Rebuilt on the foundations of an earlier building on the orders of the Timurid King Shah Rukh, who visited the site shortly before his death, the Mir Ruzadar Shrine consists of an octagonal single‐shell dome preceded by a rectangular vestibule entrance flanked by a pair of symmetric staircases leading to the roof. Mir Ruzadar was a Sufi mystic who, according to local legend, refused to suckle his mother’s breast as a child, thus being called Ruzadar (one who fasts). The underside of the dome above his grave is decorated in stucco, reflecting a geometric combination of stars and polygons, finished with hand‐painted floral patterns. The external elevations of the building are a combination of flat relief arches and recessed niches rising to the total height of 6.5 meters.
Conservation work commenced in 2014 with the removal of accumulated earth and the dismantling of ad hoc repairs followed by the consolidation of building foundations, including measures aimed at preventing rising damp and water penetration. Damage to the masonry walls of the building, caused by differential settlement, was consolidated with injections of lime grout and the construction of new brick foundations. A reinforced- steel ring beam was retrofitted at the intersection between the dome and the drum where large cracks had formed as a result of deformation in the masonry walls. In order to protect internal decoration, a secondary brick-masonry shell was constructed above the original dome with sufficient space between the structures to allow for ventilation.
Precast gypsum screens were created and installed in existing openings at the base of the drum in order to prevent pigeons from entering the shrine. The roof of the shrine was finished with a layer of lime concrete and paved with durable fired bricks.
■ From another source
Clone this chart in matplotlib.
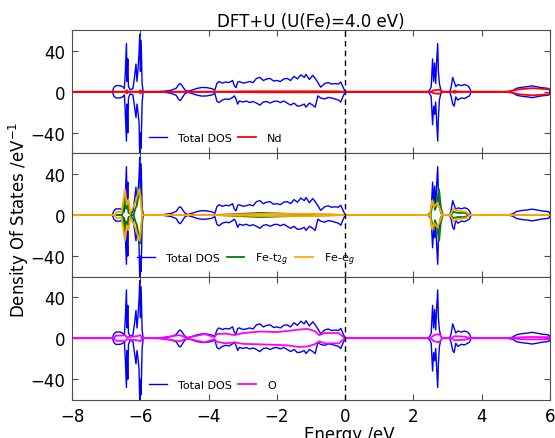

The main elevations of the Shrine were cleaned and damaged sections were repaired using techniques that distinguished new work from the original brickwork. Internal work focused on the careful removal of lime-wash paint inappropriately applied to decorative sections of the dome. Gypsum panels that had become detached from the dome were consolidated and anchored to the masonry structure using bamboo and stainless-steel anchor bolts. Visible cracks were structurally stitched and filled with gypsum slurry, before a final layer of gypsum plaster was applied to large areas of internal walls.
In addition to the conservation of the shrine, a complex of tombs located adjacent to the Shrine were consolidated and decorative colour-glazed tile panels located on its walls were conserved.